Day 21
I’ve been thinking about how strange it is that when someone leaves our immediate environment, they no longer exist to our senses. They’re only in our minds.
There’s of course a case that everything only exists in our mind because that’s where our senses are processed and interpreted, so what we call the external world is entirely experienced within consciousness, but maybe that’s for another post.
For now, let’s assume there is a world around us, like we tend to do.
When people leave our immediate environment, they’re no longer being perceived directly through our senses, so they become a memory. An idea.
Even if they text or call us, what are we actually experiencing? A screen. A sound. A message coming through a device. In terms of what’s happening in our direct environment—what we can actually see, hear, and touch—they're not here. We’re not with them. We’re with the idea of them.
This used to be a crisis for us, as babies. Before we developed object permanence, when a caregiver left the room, it was like they vanished. As far as we could tell, they were gone. It wasn’t until somewhere between 4 and 12 months old that our brains began to grasp that things—and people—continue to exist even when we can't perceive them. That developmental milestone changed everything. We could begin to trust in what we couldn’t see.
And this trust was based on experience, which showed us that people leave our perception and come back into it again.
But what if we return to that question, not from a place of regression, but of curiosity?

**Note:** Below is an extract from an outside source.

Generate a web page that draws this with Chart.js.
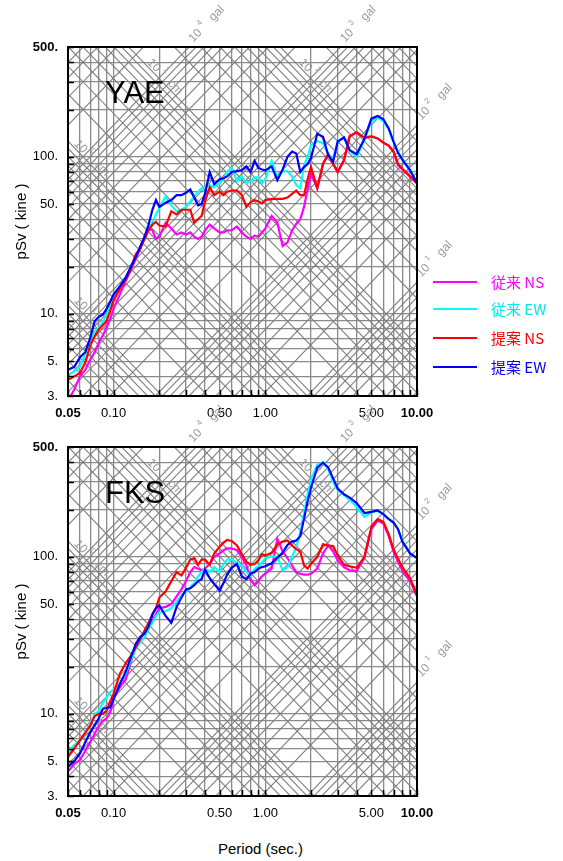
<!DOCTYPE html>
<html>
<head>
<meta charset="utf-8">
<script src="https://cdn.jsdelivr.net/npm/chart.js@4.4.1/dist/chart.umd.min.js"></script>
<style>
body { margin: 0; background: #fff; width: 563px; height: 861px; position: relative; overflow: hidden; font-family: 'Liberation Sans', Arial, sans-serif; }
.panel { position: absolute; left: 0; width: 563px; height: 430px; }
#topPanel { top: 0; }
#botPanel { top: 400px; }
#xtitle { position: absolute; left: 218px; top: 840px; font-size: 15px; color: #000; }
.legLine { position: absolute; left: 433px; width: 44px; height: 2px; }
.legText { position: absolute; left: 491px; font-size: 15px; line-height: 20px; font-family: 'Noto Sans CJK JP', 'Liberation Sans', sans-serif; }
</style>
</head>
<body>
<div class="panel" id="topPanel"><canvas id="yaeChart"></canvas></div>
<div class="panel" id="botPanel"><canvas id="fksChart"></canvas></div>
<div id="xtitle">Period (sec.)</div>

<div class="legLine" style="top:281px;background:#ff00ff"></div>
<div class="legText" style="top:272px;color:#ff00ff">従来 NS</div>
<div class="legLine" style="top:308px;background:#00ffff"></div>
<div class="legText" style="top:299px;color:#00e8e8">従来 EW</div>
<div class="legLine" style="top:337px;background:#ff0000"></div>
<div class="legText" style="top:328px;color:#ff0000">提案 NS</div>
<div class="legLine" style="top:366px;background:#0000ff"></div>
<div class="legText" style="top:357px;color:#0000ff">提案 EW</div>

<script>
const FONT = "'Liberation Sans', Arial, sans-serif"
const TWO_PI = 2 * Math.PI
const gridGrey = '#8a8a8a'
const diagGrey = '#7e7e7e'

// period (sec.) shared by every curve
const periods = [0.05, 0.055, 0.06, 0.065, 0.07, 0.075, 0.08, 0.085, 0.09, 0.095,
	0.10, 0.11, 0.12, 0.13, 0.14, 0.15, 0.16, 0.17, 0.18, 0.19, 0.20,
	0.22, 0.24, 0.26, 0.28, 0.30, 0.32, 0.34, 0.36, 0.38, 0.40,
	0.43, 0.46, 0.50, 0.53, 0.56, 0.60,
	0.65, 0.70, 0.75, 0.80, 0.85, 0.90, 0.95,
	1.0, 1.1, 1.2, 1.3, 1.4, 1.5, 1.6, 1.7, 1.8, 1.9, 2.0,
	2.2, 2.4, 2.6, 2.8, 3.0,
	3.3, 3.6, 4.0, 4.5,
	5.0, 5.5, 6.0, 6.5, 7.0, 7.5, 8.0,
	9.0, 10.0]

// YAE pSv (kine)
const yaeNsOld = [2.8, 3.3, 4.0, 4.4, 5.1, 5.7, 6.6, 7.3, 8.2, 9.3,
	10.8, 13.3, 16.2, 19, 22.5, 26, 31.6, 35, 34, 30, 31,
	38, 35, 32, 33, 32, 33, 31, 30, 31, 34,
	37, 35, 33, 33, 34, 34,
	36, 33, 31, 30, 31.5, 31, 33,
	35, 42, 38, 27, 28.5, 34, 37.5, 40, 48, 62, 78,
	63, 90, 104, 90, 80,
	95, 135, 143, 132,
	135, 131, 123, 118, 108, 88, 83,
	75, 68]
const yaeEwOld = [4.1, 4.3, 4.6, 5.6, 6.8, 7.7, 8.2, 8.9, 9.9, 11.2,
	12.7, 14.8, 17, 20, 23.5, 27, 31, 35, 38, 43, 47,
	56, 49, 45, 46, 48, 52, 56, 60, 63, 64,
	66, 64, 68, 72, 80, 85,
	70, 75, 68, 70, 74, 74, 68,
	72, 94, 74, 81, 81, 75, 66, 63, 88, 100, 118,
	126, 122, 104, 97, 125,
	132, 110, 100, 128,
	168, 178, 168, 150, 125, 107, 97,
	83, 68]
const yaeNsNew = [3.8, 4.0, 4.2, 4.9, 6.3, 7.2, 8.0, 8.5, 9.0, 10.5,
	12.2, 14.5, 16.5, 19.5, 24, 26, 30, 34, 37, 38.5, 36.5,
	36, 45, 43, 46, 46, 46, 38, 40, 42, 52,
	64, 57, 60, 57, 60, 61,
	61, 57, 48, 51.5, 53, 52, 50.5,
	53, 54, 54, 54, 55, 58, 61, 57, 57, 72, 86,
	63, 90, 104, 90, 80,
	95, 135, 143, 132,
	135, 131, 123, 118, 108, 90, 84,
	75, 68]
const yaeEwNew = [4.4, 4.6, 5.3, 5.7, 7.0, 9.0, 9.6, 9.9, 10.8, 12,
	13.3, 15, 17, 20, 23, 27, 31, 37, 46, 53, 48,
	51, 53, 57, 57, 59, 62, 55, 49, 50, 58,
	80, 67, 72, 73, 75, 80,
	81, 82, 87, 80, 94, 85, 83,
	82, 87, 71, 83, 100, 108, 105, 80, 86, 90, 98,
	140, 134, 102, 93, 125,
	133, 110, 104, 130,
	175, 182, 173, 152, 125, 106, 96,
	82, 68]

// FKS pSv (kine)
const fksNsOld = [4.3, 4.8, 5.1, 5.8, 6.6, 7.5, 8.4, 9.0, 9.4, 10.2,
	12.5, 14.8, 16.5, 21.5, 27, 30.5, 33, 35, 40, 43, 47,
	48, 50, 56, 62, 70, 80, 86, 84, 82, 84,
	90, 100, 105, 110, 113, 113,
	110, 100, 88, 72, 66, 70, 75,
	78, 84, 130, 108, 98, 88, 80, 78, 77, 77, 78,
	84, 105, 118, 108, 95,
	86, 82, 81, 98,
	150, 170, 163, 136, 108, 93, 82,
	70, 56]
const fksEwOld = [5.8, 6.3, 6.8, 7.5, 8.6, 9.9, 10.5, 11.8, 12.8, 13.8,
	14.2, 15.8, 18, 22, 26, 28.5, 31, 35, 38, 42, 44,
	45, 47, 52, 57, 60, 64, 68, 75, 80, 84,
	80, 86, 80, 90, 96, 96,
	92, 88, 80, 76, 84, 87, 92,
	98, 101, 100, 82, 86, 100, 115, 144, 190, 250, 310,
	385, 400, 360, 300, 265,
	248, 230, 208, 180,
	192, 196, 187, 174, 165, 150, 128,
	105, 98]
const fksNsNew = [5.3, 6.0, 6.8, 7.6, 8.4, 9.7, 10, 10, 10.5, 12,
	13.5, 18, 21, 23.5, 26.5, 30, 34, 38, 43, 47, 55,
	60, 70, 80, 76, 85, 96, 98, 89, 96, 96,
	89, 105, 116, 123, 128, 126,
	118, 104, 93, 89, 90, 95, 104,
	102, 106, 120, 125, 127, 118, 112, 108, 88, 84, 90,
	100, 120, 118, 117, 102,
	89, 87, 85, 100,
	155, 174, 167, 140, 112, 97, 86,
	73, 57]
const fksEwNew = [4.6, 5.0, 5.6, 6.6, 7.6, 8.5, 9.4, 10.8, 10.9, 11,
	12.5, 15.5, 18.5, 23, 28, 31, 32.5, 36, 43, 47, 49,
	42, 38, 48, 55, 62, 63, 66, 70, 72, 83,
	73, 67, 61, 68, 77, 85,
	90, 75, 72, 78, 80, 84, 86,
	87, 91, 99, 106, 119, 125, 127, 135, 175, 225, 275,
	370, 397, 370, 315, 272,
	250, 238, 220, 190,
	193, 197, 187, 174, 165, 150, 125,
	105, 98]

// axes
const xTicks = [0.05, 0.06, 0.07, 0.08, 0.09, 0.1, 0.2, 0.3, 0.4, 0.5, 0.6, 0.7, 0.8, 0.9, 1, 2, 3, 4, 5, 6, 7, 8, 9, 10]
const yTicks = [3, 4, 5, 6, 7, 8, 9, 10, 20, 30, 40, 50, 60, 70, 80, 90, 100, 200, 300, 400, 500]
const xLabels = [[0.05, '0.05'], [0.1, '0.10'], [0.5, '0.50'], [1, '1.00'], [5, '5.00'], [10, '10.00']]
const yLabels = [[3, '3.'], [5, '5.'], [10, '10.'], [50, '50.'], [100, '100.'], [500, '500.']]
const xBold = [0.05, 10]
const yBold = [500]

// tripartite guide lines: acceleration (gal) and displacement (cm)
const accelLines = []
for (let e = 0; e <= 4; e++) for (let m = 1; m <= 9; m++) accelLines.push(m * Math.pow(10, e))
const dispLines = []
for (let e = -2; e <= 2; e++) for (let m = 1; m <= 9; m++) dispLines.push(m * Math.pow(10, e))
const accelLabels = [[10, '1'], [100, '2'], [1000, '3'], [10000, '4']]
const dispLabels = [[0.1, '-1'], [1, '0'], [10, '1'], [100, '2']]

function findLabel(list, v) {
	const hit = list.find(p => Math.abs(p[0] - v) < 1e-9)
	return hit ? hit[1] : ''
}

function powerLabel(ctx, px, py, angle, exp, unit) {
	ctx.save()
	ctx.translate(px, py)
	ctx.rotate(angle)
	ctx.fillStyle = '#9a9a9a'
	ctx.textAlign = 'left'
	ctx.textBaseline = 'alphabetic'
	ctx.font = '12px ' + FONT
	ctx.fillText('10', 0, 0)
	const w = ctx.measureText('10').width
	ctx.font = '8px ' + FONT
	ctx.fillText(exp, w + 3, -7)
	ctx.font = '12px ' + FONT
	ctx.fillText(unit, w + 16, 0)
	ctx.restore()
}

const tripartite = {
	id: 'tripartite',
	beforeDatasetsDraw(chart) {
		const { ctx, chartArea: a, scales: { x, y } } = chart
		const tA = x.min, tB = x.max
		ctx.save()
		ctx.beginPath()
		ctx.rect(a.left, a.top, a.right - a.left, a.bottom - a.top)
		ctx.clip()
		ctx.strokeStyle = diagGrey
		ctx.lineWidth = 1.1
		accelLines.forEach(sa => {
			ctx.beginPath()
			ctx.moveTo(x.getPixelForValue(tA), y.getPixelForValue(sa * tA / TWO_PI))
			ctx.lineTo(x.getPixelForValue(tB), y.getPixelForValue(sa * tB / TWO_PI))
			ctx.stroke()
		})
		dispLines.forEach(sd => {
			ctx.beginPath()
			ctx.moveTo(x.getPixelForValue(tA), y.getPixelForValue(TWO_PI * sd / tA))
			ctx.lineTo(x.getPixelForValue(tB), y.getPixelForValue(TWO_PI * sd / tB))
			ctx.stroke()
		})
		ctx.restore()

		// unit directions of the two diagonal families in pixels
		const dx = x.getPixelForValue(10) - x.getPixelForValue(1)
		const dy = y.getPixelForValue(10) - y.getPixelForValue(1)
		const len = Math.hypot(dx, dy)
		const uA = [dx / len, dy / len]      // up-right
		const uD = [dx / len, -dy / len]     // down-right

		accelLabels.forEach(([sa, exp]) => {
			const tTop = y.max * TWO_PI / sa
			let px, py
			if (tTop <= x.max) { px = x.getPixelForValue(tTop); py = a.top }
			else { px = a.right; py = y.getPixelForValue(sa * x.max / TWO_PI) }
			powerLabel(ctx, px + uA[0] * 6, py + uA[1] * 6, Math.atan2(uA[1], uA[0]), exp, 'gal')
		})
		dispLabels.forEach(([sd, exp]) => {
			const tTop = TWO_PI * sd / y.max
			let px, py, d
			if (tTop >= x.min) { px = x.getPixelForValue(tTop); py = a.top; d = 24 }
			else { px = a.left; py = y.getPixelForValue(TWO_PI * sd / x.min); d = 6 }
			powerLabel(ctx, px + uD[0] * d + uD[1] * 2, py + uD[1] * d - uD[0] * 2, Math.atan2(uD[1], uD[0]), exp, 'cm')
		})
	},
	afterDatasetsDraw(chart, args, opts) {
		const { ctx, chartArea: a, scales: { x, y } } = chart
		ctx.save()
		ctx.strokeStyle = '#000'
		ctx.lineWidth = 1.5
		xTicks.forEach(v => {
			const px = Math.round(x.getPixelForValue(v)) + 0.5
			ctx.beginPath(); ctx.moveTo(px, a.bottom); ctx.lineTo(px, a.bottom - 6); ctx.stroke()
		})
		yTicks.forEach(v => {
			const py = Math.round(y.getPixelForValue(v)) + 0.5
			ctx.beginPath(); ctx.moveTo(a.left, py); ctx.lineTo(a.left + 6, py); ctx.stroke()
		})
		ctx.lineWidth = 2
		ctx.strokeRect(a.left, a.top, a.right - a.left, a.bottom - a.top)
		ctx.fillStyle = '#000'
		ctx.font = '31px ' + FONT
		ctx.textBaseline = 'alphabetic'
		ctx.fillText(opts.station, a.left + 37, a.top + 56)
		ctx.restore()
	}
}

function series(label, values, color, order) {
	return {
		label,
		data: periods.map((t, i) => ({ x: t, y: values[i] })),
		borderColor: color,
		backgroundColor: color,
		borderWidth: 2.2,
		pointRadius: 0,
		tension: 0,
		order
	}
}

function makePanel(id, station, ns0, ew0, ns1, ew1) {
	return new Chart(id, {
		type: 'line',
		data: {
			datasets: [
				series('従来 NS', ns0, '#ff00ff', 4),
				series('従来 EW', ew0, '#00ffff', 3),
				series('提案 NS', ns1, '#ff0000', 2),
				series('提案 EW', ew1, '#0000ff', 1)
			]
		},
		options: {
			responsive: true,
			maintainAspectRatio: false,
			animation: false,
			layout: { padding: { top: 47, right: 146, bottom: 10, left: 0 } },
			plugins: {
				legend: { display: false },
				tooltip: { enabled: false },
				tripartite: { station }
			},
			scales: {
				x: {
					type: 'logarithmic',
					min: 0.05,
					max: 10,
					afterBuildTicks: s => { s.ticks = xTicks.map(v => ({ value: v })) },
					afterFit: s => { s.height = 24 },
					grid: { color: gridGrey, lineWidth: 1.3, drawTicks: false },
					border: { display: false },
					ticks: {
						autoSkip: false,
						maxRotation: 0,
						padding: 10,
						color: '#000',
						font: c => ({ family: FONT, size: 13, weight: xBold.includes(c.tick && c.tick.value) ? 'bold' : 'normal' }),
						callback: v => findLabel(xLabels, v)
					}
				},
				y: {
					type: 'logarithmic',
					min: 3,
					max: 500,
					afterBuildTicks: s => { s.ticks = yTicks.map(v => ({ value: v })) },
					afterFit: s => { s.width = 68 },
					grid: { color: gridGrey, lineWidth: 1.3, drawTicks: false },
					border: { display: false },
					title: {
						display: true,
						text: 'pSv ( kine )',
						color: '#000',
						font: { family: FONT, size: 15 },
						padding: { top: 13, bottom: 0 }
					},
					ticks: {
						autoSkip: false,
						padding: 10,
						color: '#000',
						font: c => ({ family: FONT, size: 13, weight: yBold.includes(c.tick && c.tick.value) ? 'bold' : 'normal' }),
						callback: v => findLabel(yLabels, v)
					}
				}
			}
		},
		plugins: [tripartite]
	})
}

makePanel('yaeChart', 'YAE', yaeNsOld, yaeEwOld, yaeNsNew, yaeEwNew)
makePanel('fksChart', 'FKS', fksNsOld, fksEwOld, fksNsNew, fksEwNew)
</script>
</body>
</html>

Let’s open this up a bit. When we read about or hear about or watch something that happened elsewhere—on the news, online, on social media—what is the actual evidence that it occurred? I don’t mean this in a conspiratorial way. I mean it in a phenomenological way.

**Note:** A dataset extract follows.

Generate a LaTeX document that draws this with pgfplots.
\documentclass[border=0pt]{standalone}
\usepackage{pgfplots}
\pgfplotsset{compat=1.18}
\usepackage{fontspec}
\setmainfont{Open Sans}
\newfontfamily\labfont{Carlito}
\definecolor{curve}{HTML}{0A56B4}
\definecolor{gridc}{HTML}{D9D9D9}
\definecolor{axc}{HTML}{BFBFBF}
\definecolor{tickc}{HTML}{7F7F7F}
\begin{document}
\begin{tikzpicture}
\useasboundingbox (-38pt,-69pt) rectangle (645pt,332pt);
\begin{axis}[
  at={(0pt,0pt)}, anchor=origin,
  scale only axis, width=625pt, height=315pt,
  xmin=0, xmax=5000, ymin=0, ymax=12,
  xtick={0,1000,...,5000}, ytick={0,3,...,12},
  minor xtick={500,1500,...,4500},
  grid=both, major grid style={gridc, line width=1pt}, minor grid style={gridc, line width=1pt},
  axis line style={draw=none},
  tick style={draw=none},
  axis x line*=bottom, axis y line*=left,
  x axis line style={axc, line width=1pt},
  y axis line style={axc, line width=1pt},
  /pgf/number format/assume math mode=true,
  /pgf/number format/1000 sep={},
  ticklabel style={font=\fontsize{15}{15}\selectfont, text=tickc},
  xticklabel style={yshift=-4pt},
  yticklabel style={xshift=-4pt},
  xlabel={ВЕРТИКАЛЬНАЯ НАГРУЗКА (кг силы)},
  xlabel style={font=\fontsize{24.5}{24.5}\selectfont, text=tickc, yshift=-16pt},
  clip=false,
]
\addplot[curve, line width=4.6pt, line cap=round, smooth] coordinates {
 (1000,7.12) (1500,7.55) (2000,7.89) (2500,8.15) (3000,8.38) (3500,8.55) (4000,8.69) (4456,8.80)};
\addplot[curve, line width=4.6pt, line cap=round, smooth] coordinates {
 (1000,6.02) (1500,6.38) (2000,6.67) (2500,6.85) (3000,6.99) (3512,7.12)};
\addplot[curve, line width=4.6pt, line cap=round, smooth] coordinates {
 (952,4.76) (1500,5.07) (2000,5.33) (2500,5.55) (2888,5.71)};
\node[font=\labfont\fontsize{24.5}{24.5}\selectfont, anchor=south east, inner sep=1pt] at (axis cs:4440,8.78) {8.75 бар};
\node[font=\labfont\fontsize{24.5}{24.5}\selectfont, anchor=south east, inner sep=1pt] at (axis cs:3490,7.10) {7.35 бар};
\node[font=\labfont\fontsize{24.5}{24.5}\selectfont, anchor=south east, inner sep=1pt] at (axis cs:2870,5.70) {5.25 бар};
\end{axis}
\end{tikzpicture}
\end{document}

What are we actually experiencing in that moment?
A headline. A video. A person telling us a story. We are not there. We are not sensing it. We are being told about it.
In our daily lives, so much of what we believe to be true is based not on what is happening around us, but on what we’ve been informed of, or what we remember, or what we expect (which is based on what we remember). So we walk around not so much in the present moment, but in a mental collage of stories, assumptions, and inherited realities.

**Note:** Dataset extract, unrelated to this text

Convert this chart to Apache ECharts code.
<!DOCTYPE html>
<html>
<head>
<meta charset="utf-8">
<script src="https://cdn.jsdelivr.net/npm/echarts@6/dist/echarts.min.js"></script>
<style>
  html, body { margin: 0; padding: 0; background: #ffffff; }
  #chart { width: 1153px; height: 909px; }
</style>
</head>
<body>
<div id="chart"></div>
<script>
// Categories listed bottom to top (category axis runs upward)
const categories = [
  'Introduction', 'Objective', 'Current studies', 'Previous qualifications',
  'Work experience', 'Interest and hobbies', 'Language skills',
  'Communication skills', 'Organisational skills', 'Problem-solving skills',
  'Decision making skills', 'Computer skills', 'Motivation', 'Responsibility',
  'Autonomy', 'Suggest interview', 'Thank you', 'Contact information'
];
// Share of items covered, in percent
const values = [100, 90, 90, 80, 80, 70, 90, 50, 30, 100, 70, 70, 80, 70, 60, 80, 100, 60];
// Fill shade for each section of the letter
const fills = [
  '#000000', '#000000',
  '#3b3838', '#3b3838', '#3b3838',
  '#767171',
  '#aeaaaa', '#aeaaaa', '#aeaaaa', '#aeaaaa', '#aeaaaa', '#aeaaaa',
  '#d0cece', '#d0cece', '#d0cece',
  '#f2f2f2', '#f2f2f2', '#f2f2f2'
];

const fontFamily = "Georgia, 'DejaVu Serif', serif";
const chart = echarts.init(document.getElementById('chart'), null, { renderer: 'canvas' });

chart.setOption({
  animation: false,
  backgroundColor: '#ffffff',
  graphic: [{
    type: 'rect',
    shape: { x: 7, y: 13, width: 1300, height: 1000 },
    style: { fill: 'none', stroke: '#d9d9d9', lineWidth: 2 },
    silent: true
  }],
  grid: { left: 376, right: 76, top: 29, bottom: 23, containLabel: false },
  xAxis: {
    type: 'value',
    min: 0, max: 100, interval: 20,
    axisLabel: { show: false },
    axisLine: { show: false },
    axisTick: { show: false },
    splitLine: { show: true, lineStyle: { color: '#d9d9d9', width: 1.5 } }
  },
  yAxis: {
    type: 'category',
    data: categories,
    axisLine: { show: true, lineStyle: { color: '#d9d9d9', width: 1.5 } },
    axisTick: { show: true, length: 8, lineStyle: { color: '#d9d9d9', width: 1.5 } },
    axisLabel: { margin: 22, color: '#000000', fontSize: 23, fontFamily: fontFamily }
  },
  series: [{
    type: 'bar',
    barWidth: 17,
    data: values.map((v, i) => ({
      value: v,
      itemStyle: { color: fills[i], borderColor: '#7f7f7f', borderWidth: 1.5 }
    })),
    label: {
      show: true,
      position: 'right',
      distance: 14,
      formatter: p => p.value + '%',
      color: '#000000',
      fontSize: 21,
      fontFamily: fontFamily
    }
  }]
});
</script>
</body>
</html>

And when someone leaves your environment, how do you know they still exist? I’m not saying they don’t. I’m just asking what the evidence is. Our thoughts? Our memories? A belief that there is an entire world that exists beyond our perception?
Imagine, just for a moment, what life would be like if you only concerned yourself with what is happening right here, right now. If the only things you were aware of were the things you could directly experience.
What would life be like?
I’m not saying that would be better or worse. This is not a self-help piece or an advocation for such a way of life. It’s simply a curiosity. A question.
And perhaps, at times, an invitation.
An invitation that you can accept sparingly on a quiet morning, a midday coffee, or a moment before bed.
An invitation to be only with what is right here, right now.
An invitation to let everything else go.